Reading files in various formats¶
The first step of parsing a document is often getting actual text from a file. For plain text files, this is not a difficult process, but for eg. Word and PDF documents some sort of library support is useful.
Ferenda contains three different classes that all deal with this problem. They do not have a unified interface, but instead contain different methods depending on the structure and capabilities of the file format they’re reading.
Reading plain text files¶
The TextReader
class works sort of like a regular
file object, and can read a plain text file line by line, but contains
extra methods for reading files paragraph by paragraph or page by
page. It can also produce generators that yield the file contents
divided into arbitrary chunks, which is suitable as input for
FSMParser
.
Microsoft Word documents¶
The WordReader
class can read both old-style
.doc
files and newer, XML-based .docx
files. The former
requires that antiword is
installed, but the latter has no additional dependencies.
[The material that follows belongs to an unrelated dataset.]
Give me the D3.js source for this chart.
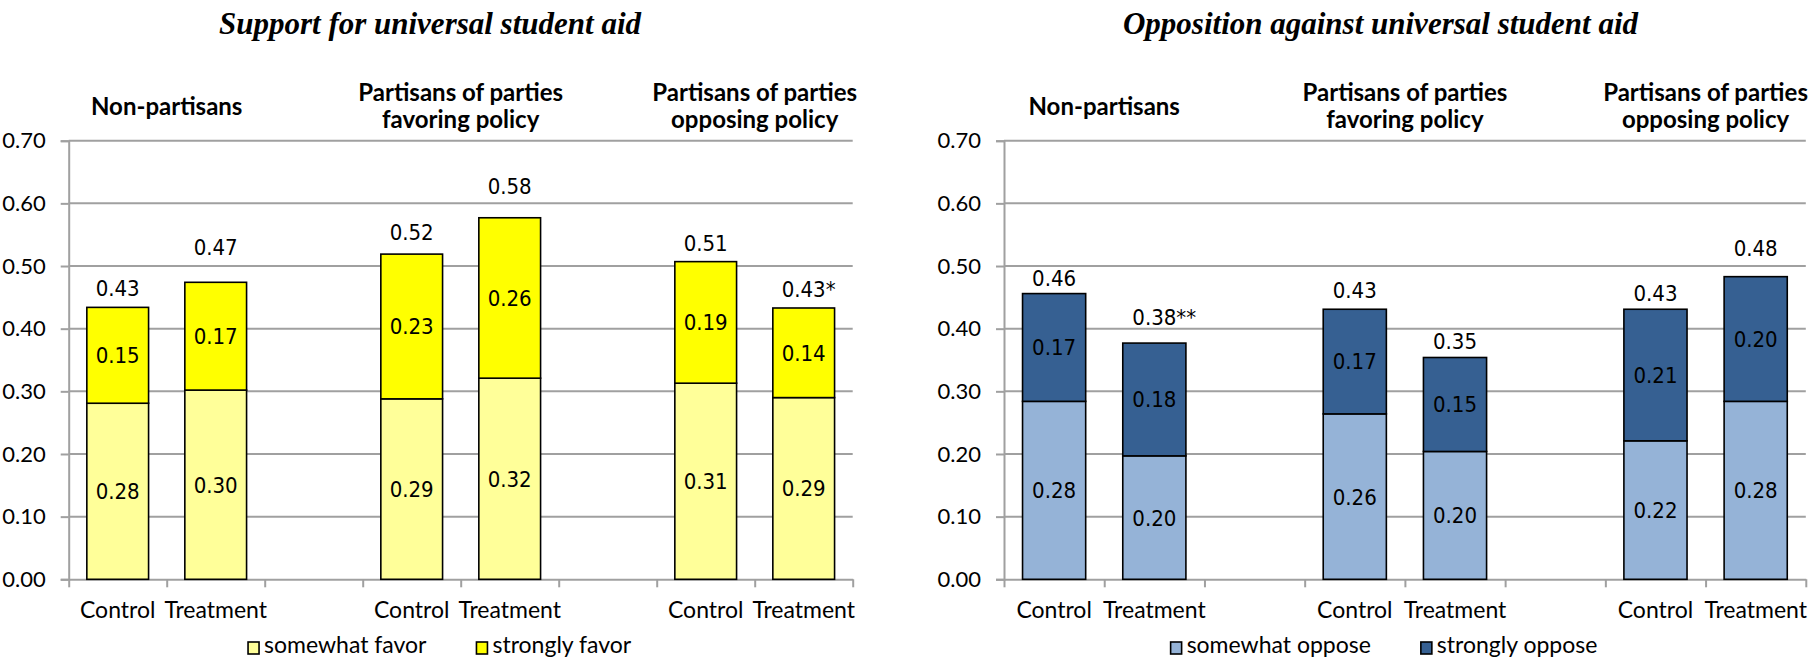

This class does not present any interface for actually reading the
word document – instead, it converts the document to a XML file which
is either based on the docbook
output of antiword
, or the raw
OOXML found inside of the .docx
file.
PDF documents¶
PDFReader
reads PDF documents and makes them
available as a list of pages, where each page contains a list of
Textbox
objects, which in turn contains
a list of Textelement
objects.
Its textboxes()
method is a flexible way
of getting a generator of suitable text chunks. By passing a “glue”
function to that method, you can specify exact rules on which rows of
text should be combined to form larger suitable chunks
(eg. paragraphs). This stream of chunks can be fed directly as input
to FSMParser
.
Handling non-PDFs and scanned documents¶
The class can also handle any other type of document (such as
Word/OOXML/WordPerfect/RTF) that OpenOffice or LibreOffice handles by
first converting it to PDF using the soffice
command line
tool. This is done by specifiying the convert_to_pdf
parameter.
If the PDF contains only scanned pages (without any OCR information),
the pages can be run through the tesseract
command line tool. You
need to provide the main language of the document as the ocr_lang
parameter, and you need to have installed the tesseract language files
for that language.
Analyzing PDF documents¶
When processing a PDF file, the information contained in eg a
Textbox
object (position, size, font)
is useful to determine what kind of content it might be, eg. if it’s
set in a header-like font, it probably signals the start of a section,
and if it’s a digit-like text set in a small font outside of the main
content area, it’s probably a page number.
Information about eg page margins, header styles etc can be hardcoded
in your processing code, but it’s also possible to use the companion
class PDFAnalyzer
can be used to statistically
analyze a complete document and then make educated guesses about these
metrics. It can also output histogram plots and an annotated version
of the original PDF file with lines marking the identified margins,
styles and text chunks (given a provided “glue” function identical to
the one provided to textboxes()
)
The class is designed to be overridden if your document has particular rules about eg. header styles or additional margin metrics.